If you can fit a round converter – even a smaller round converter – do that. It's cheaper. It's faster. It's easier to replace down the road.
But if the round one won't fit, or if it would force you to redesign the whole exhaust system, custom is worth it.
I've seen people try to hammer a round converter into an oval space. They dent the can, crush the substrate, and end up with a converter that doesn't work. That's not saving money. That's throwing it away.
Better to measure the space, call a shop that makes custom shapes, and get something built right the first time.
What to Ask a Custom Substrate Maker
If you need a custom shape, here's what to ask.
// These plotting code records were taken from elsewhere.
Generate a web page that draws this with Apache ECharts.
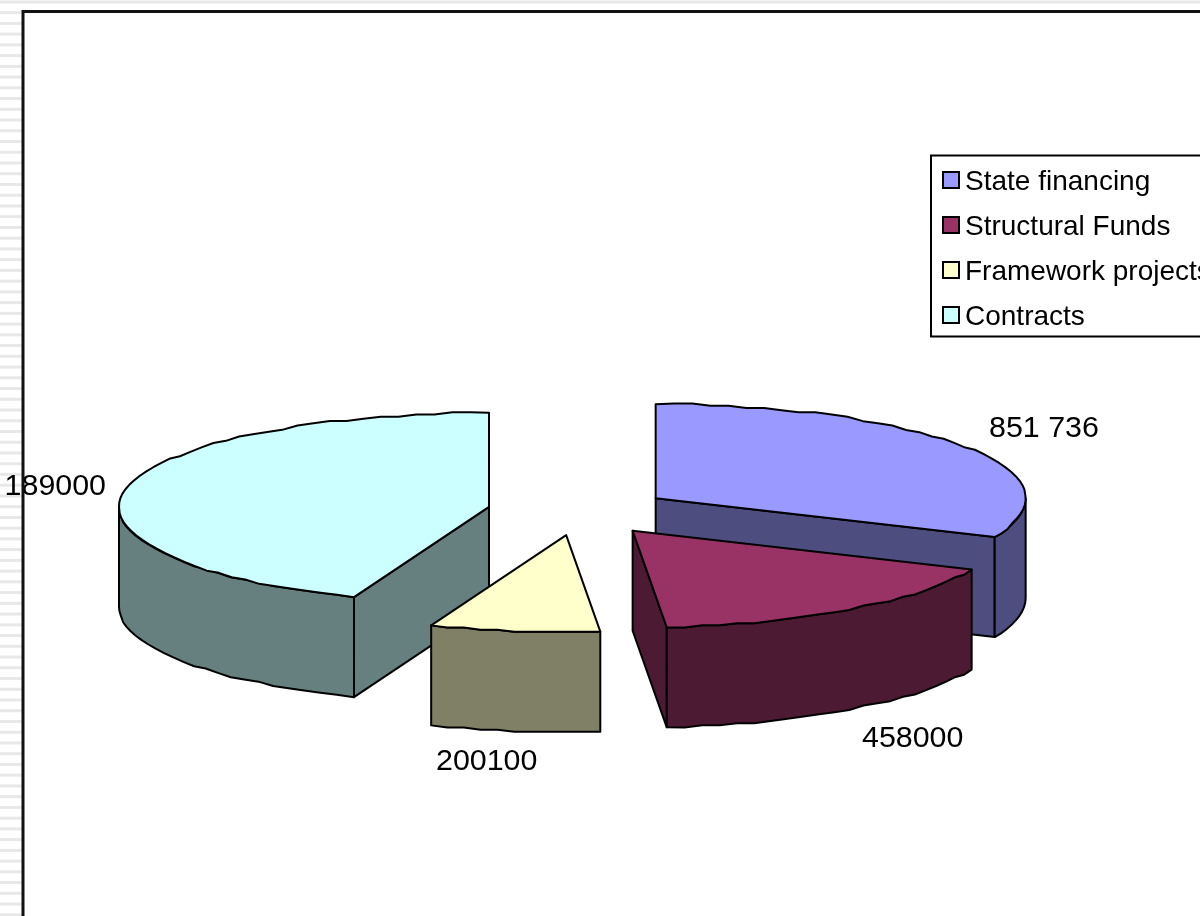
<!DOCTYPE html>
<html>
<head>
<meta charset="utf-8">
<style>html,body{margin:0;padding:0;background:#fff}#c{width:1200px;height:916px}</style>
<script src="https://cdn.jsdelivr.net/npm/echarts@6/dist/echarts.min.js"></script>
</head>
<body>
<div id="c"></div>
<script>
const categories = ['State financing', 'Structural Funds', 'Framework projects', 'Contracts'];
const values = [851736, 458000, 200100, 1189000];
const valueLabels = ['851 736', '458000', '200100', '189000'];
const topColors = ['#9999FF', '#993366', '#FFFFCC', '#CCFFFF'];
const sideColors = ['#4D4D80', '#4D1A33', '#808066', '#668080'];
const seriesZ = [3, 4, 5, 2];

const FONT = '"Liberation Sans", Arial, sans-serif';
const CX = 579, CY = 511.3, RX = 370, RY_BACK = 94, RY_FRONT = 97, DEPTH = 100, EX = 91.6, EY = 24;
const GRID = 2.2, ARC_STEP = 0.05;
const LABEL_XY = [[989, 428.5], [862, 738.5], [436, 761.5], [4.6, 486.5]];
const total = values.reduce((a, b) => a + b, 0);
const toAngle = v => v / total * 2 * Math.PI;
const snap = v => Math.round(v / GRID) * GRID;

function renderSlice(index) {
  return function (params, api) {
    const a0 = values.slice(0, index).reduce((s, v) => s + toAngle(v), 0);
    const a1 = a0 + toAngle(api.value(0));
    const mid = (a0 + a1) / 2;
    const ox = CX + EX * Math.sin(mid), oy = CY - EY * Math.cos(mid);
    const pt = (a, d, coarse) => {
      const c = Math.cos(a);
      let x = RX * Math.sin(a), y = -(c > 0 ? RY_BACK : RY_FRONT) * c;
      if (coarse) { y = snap(y); }
      return [ox + x, oy + y + (d || 0)];
    };
    const arc = (s, e, d) => {
      const n = Math.max(2, Math.ceil((e - s) / ARC_STEP)), r = [];
      for (let i = 0; i <= n; i++) {
        r.push(pt(s + (e - s) * i / n, d, i > 0 && i < n));
      }
      return r;
    };
    const stroke = { stroke: '#000', lineWidth: 2, lineJoin: 'round' };
    const poly = (points, fill) => ({
      type: 'polygon', shape: { points }, style: Object.assign({ fill }, stroke)
    });
    const side = sideColors[index], kids = [];
    const apexLow = [ox, oy + DEPTH];
    if (Math.sin(a0) < -1e-6) kids.push(poly([[ox, oy], pt(a0), pt(a0, DEPTH), apexLow], side));
    if (Math.sin(a1) > 1e-6) kids.push(poly([[ox, oy], pt(a1), pt(a1, DEPTH), apexLow], side));
    const s = Math.max(a0, Math.PI / 2), e = Math.min(a1, 3 * Math.PI / 2);
    if (e > s) kids.push(poly(arc(s, e, 0).concat(arc(s, e, DEPTH).reverse()), side));
    kids.push(poly([[ox, oy]].concat(arc(a0, a1, 0)), topColors[index]));
    kids.push({
      type: 'text', x: LABEL_XY[index][0], y: LABEL_XY[index][1],
      style: { text: valueLabels[index], fill: '#000', font: '30.4px ' + FONT,
               textAlign: 'left', textVerticalAlign: 'middle' }
    });
    return { type: 'group', children: kids };
  };
}

const stripes = [];
for (let i = 0; i < 86; i++) {
  stripes.push({
    type: 'rect', silent: true, z: 0,
    shape: { x: 0, y: 0.4 + i * 10.74, width: i === 0 ? 1200 : 22, height: 3 },
    style: { fill: '#e8e8e8' }
  });
}
const frame = {
  type: 'polyline', silent: true, z: 20,
  shape: { points: [[23, 916], [23, 11.5], [1200, 11.5]] },
  style: { fill: null, stroke: '#111', lineWidth: 3 }
};

const chart = echarts.init(document.getElementById('c'), null, { renderer: 'canvas' });
chart.setOption({
  animation: false,
  backgroundColor: '#fff',
  color: topColors,
  graphic: { elements: stripes.concat([frame]) },
  legend: {
    orient: 'vertical', left: 931, top: 155.5,
    data: categories,
    backgroundColor: '#fff', borderColor: '#000', borderWidth: 2,
    padding: [8.5, 40, 5.5, 11],
    itemWidth: 16, itemHeight: 16, itemGap: 13, icon: 'rect',
    selectedMode: false,
    formatter: name => '{t|' + name + '}',
    itemStyle: { borderColor: '#000', borderWidth: 2 },
    textStyle: {
      color: '#000', fontSize: 28, fontFamily: FONT,
      rich: { t: { color: '#000', fontSize: 28, fontFamily: FONT, lineHeight: 28, padding: [4, 0, 0, 1] } }
    }
  },
  series: categories.map((name, i) => ({
    type: 'custom', name, coordinateSystem: 'none', z: seriesZ[i],
    clip: false, silent: true,
    itemStyle: { color: topColors[i] },
    data: [[values[i]]],
    renderItem: renderSlice(i)
  }))
});
</script>
</body>
</html>
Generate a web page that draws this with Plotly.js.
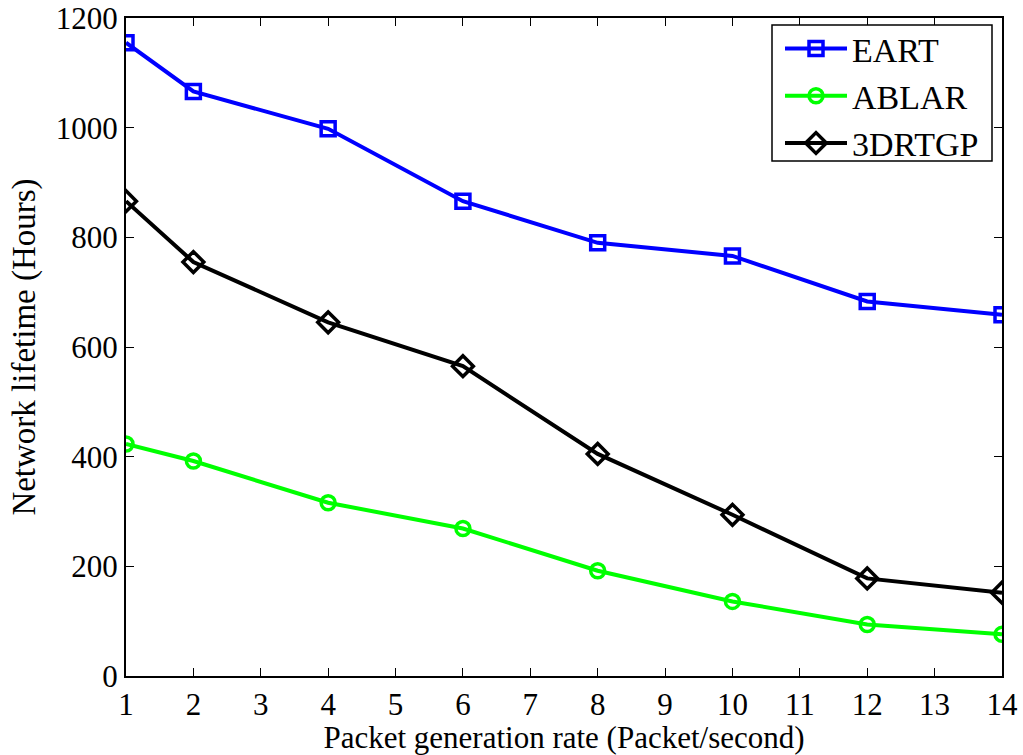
<!DOCTYPE html>
<html><head><meta charset="utf-8">
<script src="https://cdn.plot.ly/plotly-3.0.1.min.js"></script>
<style>html,body{margin:0;padding:0;background:#fff}#chart{width:1023px;height:755px}</style>
</head><body><div id="chart"></div>
<script>
const xRates = [1, 2, 4, 6, 8, 10, 12, 14];
const eart = [1155, 1066, 998, 866, 790, 766, 683, 659];
const ablar = [423, 392, 316, 269, 192, 136, 94, 76];
const drtgp = [866, 755, 645, 565, 405, 294, 178, 152];
const xTicks = [1,2,3,4,5,6,7,8,9,10,11,12,13,14];
const yTicks = [0,200,400,600,800,1000,1200];

const font = {family: 'Liberation Serif, Times New Roman, serif', color: '#000'};
function tr(name, y, color, symbol){
  return {x: xRates, y: y, name: name, type: 'scatter', mode: 'lines+markers',
    line: {color: color, width: 4},
    marker: {symbol: symbol, size: symbol === 'diamond-open' ? 16 : 14, color: color, line: {color: color, width: 3.5}}};
}
const data = [
  tr('EART', eart, '#0000ff', 'square-open'),
  tr('ABLAR', ablar, '#00ff00', 'circle-open'),
  tr('3DRTGP', drtgp, '#000000', 'diamond-open')
];
const M = {l: 126, r: 21, t: 18, b: 79};
const PW = 1023 - M.l - M.r, PH = 755 - M.t - M.b, PL = M.l, PB = 755 - M.b;
const px = v => (v - PL) / PW, py = v => (PB - v) / PH;
const layout = {
  width: 1023, height: 755,
  margin: M,
  paper_bgcolor: '#fff', plot_bgcolor: '#fff',
  font: Object.assign({size: 30}, font),
  showlegend: true,
  legend: {x: px(780), y: py(20), xanchor: 'left', yanchor: 'top',
    borderwidth: 0, bgcolor: 'rgba(0,0,0,0)', itemwidth: 62,
    font: Object.assign({size: 34}, font), tracegroupgap: 0},
  shapes: [{type: 'rect', xref: 'paper', yref: 'paper', x0: px(772), x1: px(992), y0: py(161), y1: py(25),
    line: {color: '#000', width: 1.5}, fillcolor: '#fff', layer: 'above'}],
  xaxis: {range: [1, 14], tickvals: xTicks, ticktext: xTicks.map(String),
    ticks: 'inside', ticklen: 8, tickcolor: '#000', tickwidth: 1,
    showline: true, linecolor: '#000', linewidth: 2, mirror: 'ticks',
    showgrid: false, zeroline: false,
    tickfont: Object.assign({size: 31}, font),
    title: {text: 'Packet generation rate (Packet/second)', font: Object.assign({size: 31}, font), standoff: 3}},
  yaxis: {range: [0, 1200], tickvals: yTicks, ticktext: yTicks.map(String),
    ticks: 'inside', ticklen: 8, tickcolor: '#000', tickwidth: 1,
    showline: true, linecolor: '#000', linewidth: 2, mirror: 'ticks',
    showgrid: false, zeroline: false,
    tickfont: Object.assign({size: 31}, font),
    title: {text: 'Network lifetime (Hours)', font: Object.assign({size: 33}, font), standoff: 10}}
};
Plotly.newPlot('chart', data, layout, {displayModeBar: false});
</script></body></html>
Have you made this shape before? If they have, the tooling might exist. That saves time and money.
What's the lead time? Custom takes longer. Four to six weeks minimum, sometimes more. Plan ahead.
Do you need a can to measure? Some shops want the actual can, not a drawing. That's a good sign – they're being careful.
What's the minimum order? Some shops won't touch custom for less than 50 pieces. Others will do one-off prototypes. Ask.
Can you test it? Shaped substrates are harder to test because they don't fit standard fixtures. Ask how they verify cell alignment and brazing quality.
Bottom Line
Round converters are easy. Custom shapes are hard. That's just the way it is.
But when the engine bay is tight, or the exhaust has to snake around something, or the chassis guys left you a weird-shaped hole – custom is the only answer.
It costs more. It takes longer. But it works.
I've made oval substrates for race cars, D‑shaped ones for hot rods, rectangular ones for forklifts. Every one of them was a puzzle. And every customer was happy to have a converter that actually fit.
If you need a custom shape, find a shop that's done it before. Ask questions. Send them the can. And don't expect it to be cheap or fast. But when you get it, it'll fit. And that's worth a lot.